» **DATA SHOWN**:
<<<<

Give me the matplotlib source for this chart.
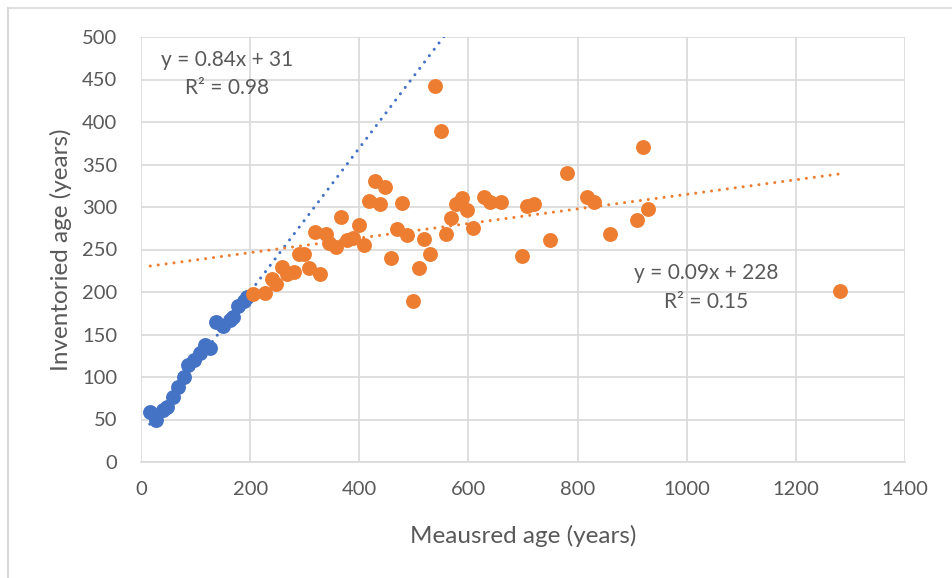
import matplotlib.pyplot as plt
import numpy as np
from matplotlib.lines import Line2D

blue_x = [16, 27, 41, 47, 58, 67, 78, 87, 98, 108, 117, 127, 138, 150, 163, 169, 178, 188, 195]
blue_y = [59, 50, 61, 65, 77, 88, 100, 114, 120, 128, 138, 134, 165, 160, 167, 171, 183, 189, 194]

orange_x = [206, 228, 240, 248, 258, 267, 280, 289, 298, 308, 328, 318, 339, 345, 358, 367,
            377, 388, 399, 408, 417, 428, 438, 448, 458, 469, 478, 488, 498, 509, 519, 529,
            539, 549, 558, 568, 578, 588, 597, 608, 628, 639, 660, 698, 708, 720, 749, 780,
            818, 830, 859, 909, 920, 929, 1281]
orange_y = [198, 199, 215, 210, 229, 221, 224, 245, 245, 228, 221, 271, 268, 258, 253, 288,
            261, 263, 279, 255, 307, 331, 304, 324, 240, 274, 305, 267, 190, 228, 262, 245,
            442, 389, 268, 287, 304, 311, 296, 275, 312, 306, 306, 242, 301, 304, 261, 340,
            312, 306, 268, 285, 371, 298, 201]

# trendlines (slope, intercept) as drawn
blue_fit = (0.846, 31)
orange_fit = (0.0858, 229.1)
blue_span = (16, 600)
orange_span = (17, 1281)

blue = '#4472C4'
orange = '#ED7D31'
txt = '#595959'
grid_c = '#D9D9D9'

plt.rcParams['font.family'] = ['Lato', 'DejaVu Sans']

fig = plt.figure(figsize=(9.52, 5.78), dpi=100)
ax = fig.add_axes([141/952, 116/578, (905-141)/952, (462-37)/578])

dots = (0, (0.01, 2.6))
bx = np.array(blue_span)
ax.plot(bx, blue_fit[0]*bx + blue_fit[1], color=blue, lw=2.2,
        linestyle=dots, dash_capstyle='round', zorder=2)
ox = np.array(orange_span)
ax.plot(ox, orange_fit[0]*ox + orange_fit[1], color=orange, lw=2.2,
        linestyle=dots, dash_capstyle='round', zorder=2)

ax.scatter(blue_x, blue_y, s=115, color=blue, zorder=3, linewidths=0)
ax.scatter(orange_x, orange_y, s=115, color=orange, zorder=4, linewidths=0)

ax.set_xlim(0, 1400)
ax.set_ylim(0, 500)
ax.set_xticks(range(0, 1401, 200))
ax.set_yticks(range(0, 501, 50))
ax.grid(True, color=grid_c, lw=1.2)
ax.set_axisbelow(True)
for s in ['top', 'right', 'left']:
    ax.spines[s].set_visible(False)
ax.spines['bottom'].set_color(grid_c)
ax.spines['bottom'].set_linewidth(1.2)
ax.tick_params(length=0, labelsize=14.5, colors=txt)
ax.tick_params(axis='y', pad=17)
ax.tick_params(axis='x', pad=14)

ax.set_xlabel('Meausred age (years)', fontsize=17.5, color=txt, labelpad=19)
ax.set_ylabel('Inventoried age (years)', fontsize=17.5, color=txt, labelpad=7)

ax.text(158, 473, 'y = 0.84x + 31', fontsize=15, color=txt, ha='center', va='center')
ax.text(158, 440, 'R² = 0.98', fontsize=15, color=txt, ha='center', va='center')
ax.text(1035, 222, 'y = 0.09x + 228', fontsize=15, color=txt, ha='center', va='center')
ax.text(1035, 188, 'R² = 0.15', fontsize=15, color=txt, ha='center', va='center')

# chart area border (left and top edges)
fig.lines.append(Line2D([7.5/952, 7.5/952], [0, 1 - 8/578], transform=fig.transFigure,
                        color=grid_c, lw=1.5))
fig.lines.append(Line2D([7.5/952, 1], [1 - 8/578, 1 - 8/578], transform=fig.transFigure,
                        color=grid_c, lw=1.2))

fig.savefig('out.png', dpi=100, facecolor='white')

>>>>

» **TO BE DONE**: Repeat the material above word for word and skip every image in it.

» **RESPONSE TO THIS EXERCISE**:
Give me the matplotlib source for this chart.
import matplotlib.pyplot as plt
import numpy as np
from matplotlib.lines import Line2D

blue_x = [16, 27, 41, 47, 58, 67, 78, 87, 98, 108, 117, 127, 138, 150, 163, 169, 178, 188, 195]
blue_y = [59, 50, 61, 65, 77, 88, 100, 114, 120, 128, 138, 134, 165, 160, 167, 171, 183, 189, 194]

orange_x = [206, 228, 240, 248, 258, 267, 280, 289, 298, 308, 328, 318, 339, 345, 358, 367,
            377, 388, 399, 408, 417, 428, 438, 448, 458, 469, 478, 488, 498, 509, 519, 529,
            539, 549, 558, 568, 578, 588, 597, 608, 628, 639, 660, 698, 708, 720, 749, 780,
            818, 830, 859, 909, 920, 929, 1281]
orange_y = [198, 199, 215, 210, 229, 221, 224, 245, 245, 228, 221, 271, 268, 258, 253, 288,
            261, 263, 279, 255, 307, 331, 304, 324, 240, 274, 305, 267, 190, 228, 262, 245,
            442, 389, 268, 287, 304, 311, 296, 275, 312, 306, 306, 242, 301, 304, 261, 340,
            312, 306, 268, 285, 371, 298, 201]

# trendlines (slope, intercept) as drawn
blue_fit = (0.846, 31)
orange_fit = (0.0858, 229.1)
blue_span = (16, 600)
orange_span = (17, 1281)

blue = '#4472C4'
orange = '#ED7D31'
txt = '#595959'
grid_c = '#D9D9D9'

plt.rcParams['font.family'] = ['Lato', 'DejaVu Sans']

fig = plt.figure(figsize=(9.52, 5.78), dpi=100)
ax = fig.add_axes([141/952, 116/578, (905-141)/952, (462-37)/578])

dots = (0, (0.01, 2.6))
bx = np.array(blue_span)
ax.plot(bx, blue_fit[0]*bx + blue_fit[1], color=blue, lw=2.2,
        linestyle=dots, dash_capstyle='round', zorder=2)
ox = np.array(orange_span)
ax.plot(ox, orange_fit[0]*ox + orange_fit[1], color=orange, lw=2.2,
        linestyle=dots, dash_capstyle='round', zorder=2)

ax.scatter(blue_x, blue_y, s=115, color=blue, zorder=3, linewidths=0)
ax.scatter(orange_x, orange_y, s=115, color=orange, zorder=4, linewidths=0)

ax.set_xlim(0, 1400)
ax.set_ylim(0, 500)
ax.set_xticks(range(0, 1401, 200))
ax.set_yticks(range(0, 501, 50))
ax.grid(True, color=grid_c, lw=1.2)
ax.set_axisbelow(True)
for s in ['top', 'right', 'left']:
    ax.spines[s].set_visible(False)
ax.spines['bottom'].set_color(grid_c)
ax.spines['bottom'].set_linewidth(1.2)
ax.tick_params(length=0, labelsize=14.5, colors=txt)
ax.tick_params(axis='y', pad=17)
ax.tick_params(axis='x', pad=14)

ax.set_xlabel('Meausred age (years)', fontsize=17.5, color=txt, labelpad=19)
ax.set_ylabel('Inventoried age (years)', fontsize=17.5, color=txt, labelpad=7)

ax.text(158, 473, 'y = 0.84x + 31', fontsize=15, color=txt, ha='center', va='center')
ax.text(158, 440, 'R² = 0.98', fontsize=15, color=txt, ha='center', va='center')
ax.text(1035, 222, 'y = 0.09x + 228', fontsize=15, color=txt, ha='center', va='center')
ax.text(1035, 188, 'R² = 0.15', fontsize=15, color=txt, ha='center', va='center')

# chart area border (left and top edges)
fig.lines.append(Line2D([7.5/952, 7.5/952], [0, 1 - 8/578], transform=fig.transFigure,
                        color=grid_c, lw=1.5))
fig.lines.append(Line2D([7.5/952, 1], [1 - 8/578, 1 - 8/578], transform=fig.transFigure,
                        color=grid_c, lw=1.2))

fig.savefig('out.png', dpi=100, facecolor='white')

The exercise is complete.